Can anyone help me out with this one problem please, didn't really learn this type of problem yet.
find a and b such that f is differentiable everywhere
f(x)= ax^3, x=less than or equal to 2
x^2+b, x=greater than 2
thanks
You only have problems to differentiate at $\displaystyle x=2$ so you must find $\displaystyle a,b$ such as $\displaystyle f$ is continuous and differentiable there, i.e. to find values such as $\displaystyle \lim_{x\to 2^{-}}f(x)=\lim_{x\to 2^{+}}f(x)=f(2)$ and $\displaystyle \lim_{h\to 0}\frac{f(2+h)-f(2)}{h}$ exists.
$\displaystyle \lim_{x\to 2^{+}}f(x)=\lim_{x\to 2^{+}}x^2+b=4+b$ and $\displaystyle f(2)=8a$ so our first condition is $\displaystyle 4+b=8a$.
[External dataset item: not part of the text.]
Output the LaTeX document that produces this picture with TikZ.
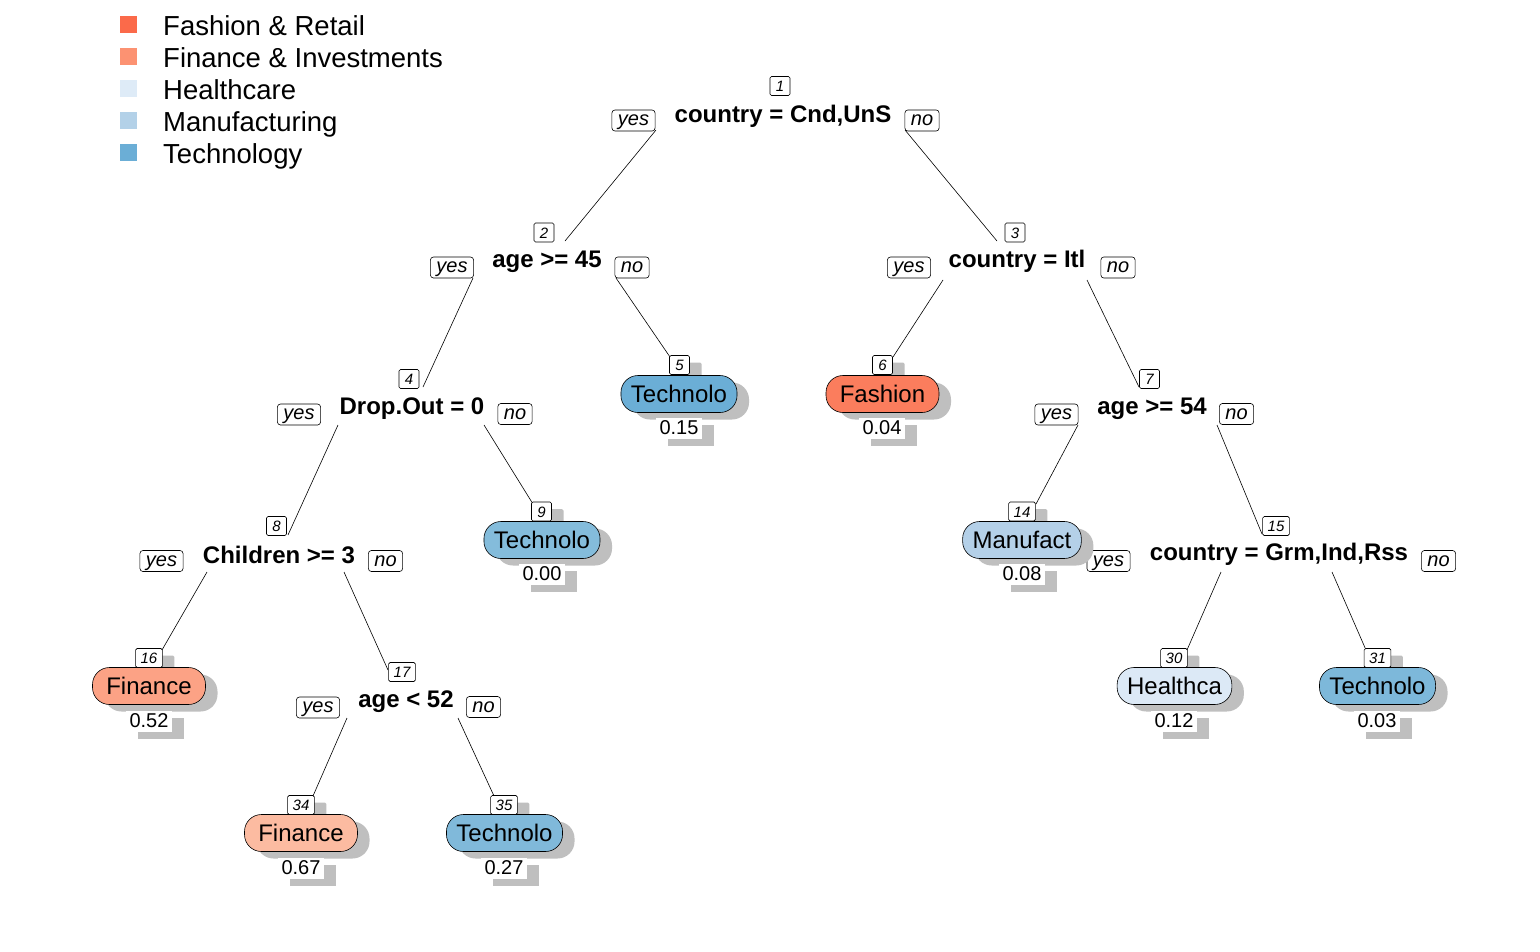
\documentclass[tikz,border=0pt]{standalone}
\usepackage{fontspec}
\setmainfont{Liberation Sans}
\usetikzlibrary{shadows}
\definecolor{lgFash}{HTML}{FB6A4A}
\definecolor{lgFin}{HTML}{FC9272}
\definecolor{lgHealth}{HTML}{DEEBF7}
\definecolor{lgManu}{HTML}{B3D1E8}
\definecolor{lgTech}{HTML}{6BAED6}
\definecolor{lfFashA}{HTML}{FB7D5D}
\definecolor{lfFinA}{HTML}{FCA285}
\definecolor{lfFinB}{HTML}{FCBBA1}
\definecolor{lfTechA}{HTML}{6BAED6}
\definecolor{lfTechB}{HTML}{84BCDB}
\definecolor{lfTechC}{HTML}{80B9DA}
\definecolor{lfTechD}{HTML}{7DB8DA}
\definecolor{lfManu}{HTML}{B4D0E8}
\definecolor{lfHealth}{HTML}{DCE9F6}
\tikzset{
  shd/.style={drop shadow={shadow xshift=12pt, shadow yshift=-7pt, fill=gray!50, opacity=1, draw=none}},
  splitlbl/.style={font=\fontsize{24}{28}\selectfont\bfseries, inner sep=0pt, anchor=base},
  numbox/.style={draw, line width=0.6pt, fill=white, rounded corners=1.5pt, font=\fontsize{15}{18}\selectfont\itshape, inner xsep=5pt, inner ysep=0pt, minimum height=19pt, minimum width=20pt, text height=11pt, text depth=0pt},
  leafnum/.style={numbox, shd},
  yn/.style={draw, line width=0.6pt, fill=white, rounded corners=3pt, font=\fontsize{20}{24}\selectfont\itshape, inner xsep=6pt, inner ysep=0pt, minimum height=21pt, text height=14pt, text depth=4pt},
  leaf/.style={draw, line width=0.6pt, rounded corners=17pt, minimum height=37pt, minimum width=113pt, inner xsep=10pt, inner ysep=0pt, font=\fontsize{24}{28}\selectfont, fill=#1, shd},
  valbox/.style={fill=white, font=\fontsize{20}{24}\selectfont, inner xsep=4pt, inner ysep=0pt, minimum height=21pt, shd},
  branch/.style={line width=0.6pt},
  legsq/.style={fill=#1, minimum size=17pt, inner sep=0pt},
  legtx/.style={font=\fontsize{27.5}{32}\selectfont, anchor=base west, inner sep=0pt},
}
\begin{document}
\begin{tikzpicture}[x=1pt,y=-1pt]
\useasboundingbox (0,0) rectangle (1540,951);
\fill[white] (0,0) rectangle (1540,951);

% legend
\node[legsq=lgFash]   (sq1) at (128.5,24.5) {};
\node[legsq=lgFin]    (sq2) at (128.5,56.5) {};
\node[legsq=lgHealth] (sq3) at (128.5,88.5) {};
\node[legsq=lgManu]   (sq4) at (128.5,120.5) {};
\node[legsq=lgTech]   (sq5) at (128.5,152.5) {};
\node[legtx] (lt1) at (163,35) {Fashion \& Retail};
\node[legtx] (lt2) at (163,67) {Finance \& Investments};
\node[legtx] (lt3) at (163,99) {Healthcare};
\node[legtx] (lt4) at (163,131) {Manufacturing};
\node[legtx] (lt5) at (163,163) {Technology};

% branch end points
\coordinate (a12) at (656,130);  \coordinate (b12) at (565,241);
\coordinate (a13) at (905,130);  \coordinate (b13) at (997,241);
\coordinate (a24) at (473,278);  \coordinate (b24) at (423,387);
\coordinate (a25) at (616,278);  \coordinate (b25) at (670,357);
\coordinate (a36) at (943,280);  \coordinate (b36) at (893,357);
\coordinate (a37) at (1087,280); \coordinate (b37) at (1139,387);
\coordinate (a48) at (338,425);  \coordinate (b48) at (288,535);
\coordinate (a49) at (484,425);  \coordinate (b49) at (533,504);
\coordinate (a714) at (1078,425); \coordinate (b714) at (1036,504);
\coordinate (a715) at (1217,425); \coordinate (b715) at (1262,534);
\coordinate (a816) at (207,572);  \coordinate (b816) at (162,650);
\coordinate (a817) at (344,572);  \coordinate (b817) at (388,670);
\coordinate (a1530) at (1221,572); \coordinate (b1530) at (1187,650);
\coordinate (a1531) at (1332,572); \coordinate (b1531) at (1366,650);
\coordinate (a1734) at (347,718);  \coordinate (b1734) at (313,796);
\coordinate (a1735) at (458,718);  \coordinate (b1735) at (494,796);
\foreach \p in {12,13,24,25,36,37,48,49,714,715,816,817,1530,1531,1734,1735}
  \draw[branch] (a\p) -- (b\p);

% split nodes
\node[splitlbl] (s1) at (783,122) {country = Cnd,UnS};
\node[numbox] (n1) at (780,86) {1};
\node[yn] (y1) at (633.5,120.5) {yes};
\node[yn] (o1) at (922,120.5) {no};

\node[splitlbl] (s2) at (547,267) {age >= 45};
\node[numbox] (n2) at (544,232.5) {2};
\node[yn] (y2) at (452,267.5) {yes};
\node[yn] (o2) at (632,267.5) {no};

\node[splitlbl] (s3) at (1017,267) {country = Itl};
\node[numbox] (n3) at (1015,232.5) {3};
\node[yn] (y3) at (909,267.5) {yes};
\node[yn] (o3) at (1118,267.5) {no};

\node[splitlbl] (s4) at (412,414) {Drop.Out = 0};
\node[numbox] (n4) at (409,379) {4};
\node[yn] (y4) at (299,414.5) {yes};
\node[yn] (o4) at (515,414) {no};

\node[splitlbl] (s7) at (1152,414) {age >= 54};
\node[numbox] (n7) at (1149.5,379) {7};
\node[yn] (y7) at (1056.5,414.5) {yes};
\node[yn] (o7) at (1236.5,414) {no};

\node[splitlbl] (s8) at (279,563) {Children >= 3};
\node[numbox] (n8) at (276.5,526) {8};
\node[yn] (y8) at (161.5,561) {yes};
\node[yn] (o8) at (385.5,561) {no};

\node[splitlbl] (s15) at (1279,560) {country = Grm,Ind,Rss};
\node[numbox] (n15) at (1276,526) {15};
\node[yn] (y15) at (1108.5,561) {yes};
\node[yn] (o15) at (1438.5,561) {no};

\node[splitlbl] (s17) at (406,707) {age < 52};
\node[numbox] (n17) at (402,672) {17};
\node[yn] (y17) at (318,707.5) {yes};
\node[yn] (o17) at (483.5,707) {no};

% leaves
\node[leafnum] (n5) at (679.5,365) {5};
\node[leaf=lfTechA] (l5) at (679,394) {Technolo};
\node[valbox] (v5) at (679,428) {0.15};

\node[leafnum] (n6) at (882.5,365) {6};
\node[leaf=lfFashA] (l6) at (882.5,394) {Fashion};
\node[valbox] (v6) at (882,428) {0.04};

\node[leafnum] (n9) at (541.5,511.5) {9};
\node[leaf=lfTechB] (l9) at (542,540) {Technolo};
\node[valbox] (v9) at (542,574) {0.00};

\node[leafnum] (n14) at (1022,511.5) {14};
\node[leaf=lfManu] (l14) at (1022,540) {Manufact};
\node[valbox] (v14) at (1022,574) {0.08};

\node[leafnum] (n16) at (149,658) {16};
\node[leaf=lfFinA] (l16) at (149,686) {Finance};
\node[valbox] (v16) at (149,721) {0.52};

\node[leafnum] (n30) at (1174,658) {30};
\node[leaf=lfHealth] (l30) at (1174.5,686) {Healthca};
\node[valbox] (v30) at (1174,721) {0.12};

\node[leafnum] (n31) at (1377.5,658) {31};
\node[leaf=lfTechD] (l31) at (1377.5,686) {Technolo};
\node[valbox] (v31) at (1377,721) {0.03};

\node[leafnum] (n34) at (301,805) {34};
\node[leaf=lfFinB] (l34) at (301,833) {Finance};
\node[valbox] (v34) at (301,868) {0.67};

\node[leafnum] (n35) at (504,805) {35};
\node[leaf=lfTechC] (l35) at (504.5,833) {Technolo};
\node[valbox] (v35) at (504,868) {0.27};
\end{tikzpicture}
\end{document}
On the other hand, $\displaystyle \lim_{h\to 0^{+}}\frac{f(2+h)-f(2)}{h}=\lim_{h\to 0^{+}}\frac{(2+h)^2+b-4-b}{h}=\lim_{h\to 0^{+}}\frac{(2+h)^2-4}{h}=4.$ and $\displaystyle \lim_{h\to 0^{-}}\frac{f(2+h)-f(2)}{h}=\lim_{h\to 0^{-}}\frac{a(2+h)^3-8a}{h}=4a$ so our second condition is $\displaystyle 4a=4$.
Finally $\displaystyle a=1$ and $\displaystyle b=4$.